Tak bisa dipungkiri, perkembangan teknologi yang sangat pesat saat ini sudah memberikan pengaruh besar bagi masyarakat. Tidak hanya orang dewasa, tetapi juga anak-anak. Sebagai contoh, banyak anak yang sedari dini sudah dijejali smartphone. Akibatnya, banyak dari mereka yang seolah kehilangan waktu bermain anak-anak yang sesungguhnya karena asyik menatap layar smartphone.
Menanggapi fenomena ini, seorang ahli rehabilitasi di Harley Street London, Mandy Saligari mengungkapkan bahwa memberikan anak-anak smartphone sama halnya dengan memberi mereka satu gram kokain, yang akan membuat mereka kecanduan. Sedangkan waktu yang dihabiskan mereka untuk bermain media sosial seperti Snapchat dan Instagram, sama dengan kecanduan terhadap narkoba dan alkohol.
Menurutnya, para orangtua harus lebih memperhatikan kebiasaan anak-anak mereka dalam bermain. Ia selalu mengingatkan kepada orangtua bahwa memberi anak-anak tablet atau smartphone sama dengan memberi mereka sebotol anggur. Karena berdasarkan penelitian, pola otak yang ditimbulkan oleh kecanduan smartphone sama halnya dengan pola otak yang ditemukan pada pecandu narkoba.

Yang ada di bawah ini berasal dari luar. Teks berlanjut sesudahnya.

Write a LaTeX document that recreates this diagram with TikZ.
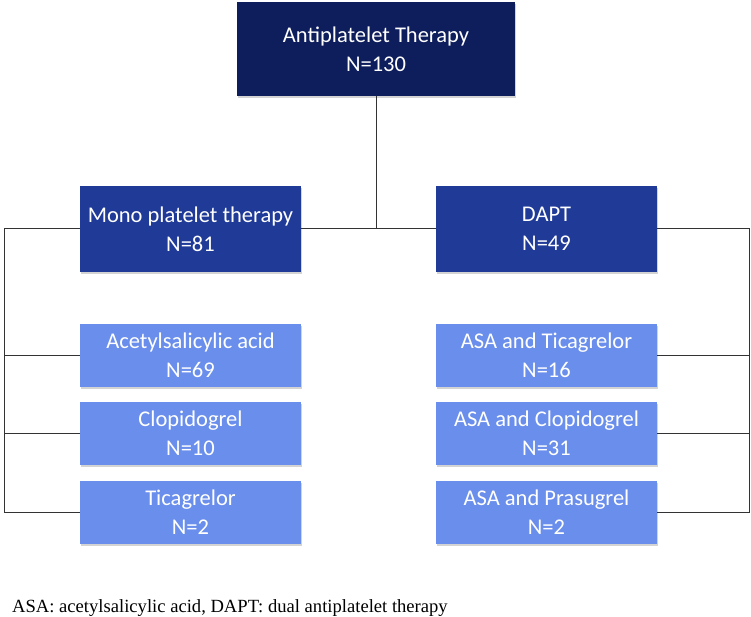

Saligari juga menyebutkan, klien yang datang pada klinik rehabilitasi tersebut adalah para remaja yang masih berusia 13-14 tahun. Anak-anak ini memiliki kebiasaan mengurung diri dengan bermain smartphone, sehingga tidak sedikit dari mereka yang terlibat dalam sexting dan menganggap hal tersebut normal.
Melalui smartphone dan media sosial, anak-anak dan remaja akan cenderung mengeksploitasi diri mereka dan mengalami krisis identitas.
Sebuah surveiĀ terbaru yang dilakukan terhadap 1.500 orangtua, ditemukan bahwa rata-rata anak-anak di Inggris mendapatkan ponsel pertama mereka saat berumur 7 tahun danĀ smartphone di umur 10 tahun. Jadi, bisa dibayangkan seperti apa kecanduan yang akan dialami oleh anak-anak jika tidak dilakukan pengawasan yang ketat dari para orangtua.
Lebih rentan terserang masalah kesehatan mata
Lebih jauh lagi, anak-anak yang kecanduan smartphone ternyata lebih rentan terserang masalah kesehatan mata. Sebab, mereka terlalu lama menatap layar ponsel. Hal ini diketahui dari penelitian di Korea Selatan, yang dipublikasikan melalui jurnal kesehatan BC Opthalmology.
Melansir dari laman Wall Street Journal, dalam penelitan tersebut, ditemukan bahwa anak yang menghabiskan lebih banyak waktunya untuk berinteraksi dengan smartphone, lalu jarang melakukan aktivitas di luar ruangan, cenderung lebih mudah terkena penyakit mata kering.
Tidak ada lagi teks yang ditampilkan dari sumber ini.